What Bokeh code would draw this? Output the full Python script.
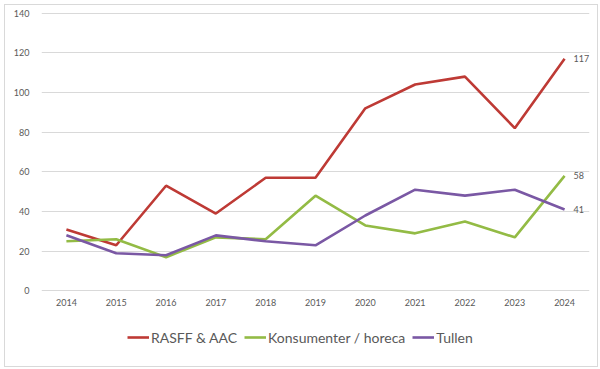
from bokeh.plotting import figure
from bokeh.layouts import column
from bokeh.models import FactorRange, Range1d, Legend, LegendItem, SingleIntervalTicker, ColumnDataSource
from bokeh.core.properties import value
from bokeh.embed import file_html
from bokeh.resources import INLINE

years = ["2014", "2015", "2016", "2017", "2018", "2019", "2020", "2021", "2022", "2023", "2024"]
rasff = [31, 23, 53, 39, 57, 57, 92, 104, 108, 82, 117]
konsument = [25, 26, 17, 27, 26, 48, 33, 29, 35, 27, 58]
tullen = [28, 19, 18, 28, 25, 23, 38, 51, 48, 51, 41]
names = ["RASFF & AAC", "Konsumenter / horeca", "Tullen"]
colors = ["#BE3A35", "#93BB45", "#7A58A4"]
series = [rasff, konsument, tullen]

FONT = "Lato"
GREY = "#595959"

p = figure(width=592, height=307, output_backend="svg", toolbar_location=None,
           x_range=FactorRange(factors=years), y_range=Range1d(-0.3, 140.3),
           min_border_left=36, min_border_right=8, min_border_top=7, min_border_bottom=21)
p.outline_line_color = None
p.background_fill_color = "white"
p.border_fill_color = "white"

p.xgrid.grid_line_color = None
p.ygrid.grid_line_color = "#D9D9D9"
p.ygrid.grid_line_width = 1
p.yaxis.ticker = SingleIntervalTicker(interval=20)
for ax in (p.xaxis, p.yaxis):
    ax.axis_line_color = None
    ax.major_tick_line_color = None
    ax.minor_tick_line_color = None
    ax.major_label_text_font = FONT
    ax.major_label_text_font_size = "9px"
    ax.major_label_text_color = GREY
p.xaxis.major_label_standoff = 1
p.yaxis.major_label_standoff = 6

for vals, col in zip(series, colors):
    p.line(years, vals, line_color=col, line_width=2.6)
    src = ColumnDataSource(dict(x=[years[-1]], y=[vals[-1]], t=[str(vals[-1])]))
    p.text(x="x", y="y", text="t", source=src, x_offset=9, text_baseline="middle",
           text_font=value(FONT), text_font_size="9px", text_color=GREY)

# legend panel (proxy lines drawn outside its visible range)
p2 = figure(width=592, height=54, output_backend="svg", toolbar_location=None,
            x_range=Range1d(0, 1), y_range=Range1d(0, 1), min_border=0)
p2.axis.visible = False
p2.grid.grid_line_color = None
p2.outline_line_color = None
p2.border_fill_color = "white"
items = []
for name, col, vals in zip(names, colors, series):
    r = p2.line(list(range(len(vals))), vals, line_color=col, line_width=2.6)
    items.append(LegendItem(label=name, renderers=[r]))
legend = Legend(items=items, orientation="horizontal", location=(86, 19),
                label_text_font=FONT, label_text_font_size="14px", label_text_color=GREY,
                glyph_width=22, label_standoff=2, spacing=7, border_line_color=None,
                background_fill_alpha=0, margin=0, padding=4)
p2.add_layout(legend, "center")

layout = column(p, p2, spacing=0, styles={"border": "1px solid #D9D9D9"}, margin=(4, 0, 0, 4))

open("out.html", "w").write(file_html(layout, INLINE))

- - - -

* Short problem:
Reproduce exactly the run of lines that opens the listing and closes with the line holding "from bokeh.resources import INLINE". Pictures are excluded.

* Solution:
What Bokeh code would draw this? Output the full Python script.
from bokeh.plotting import figure
from bokeh.layouts import column
from bokeh.models import FactorRange, Range1d, Legend, LegendItem, SingleIntervalTicker, ColumnDataSource
from bokeh.core.properties import value
from bokeh.embed import file_html
from bokeh.resources import INLINE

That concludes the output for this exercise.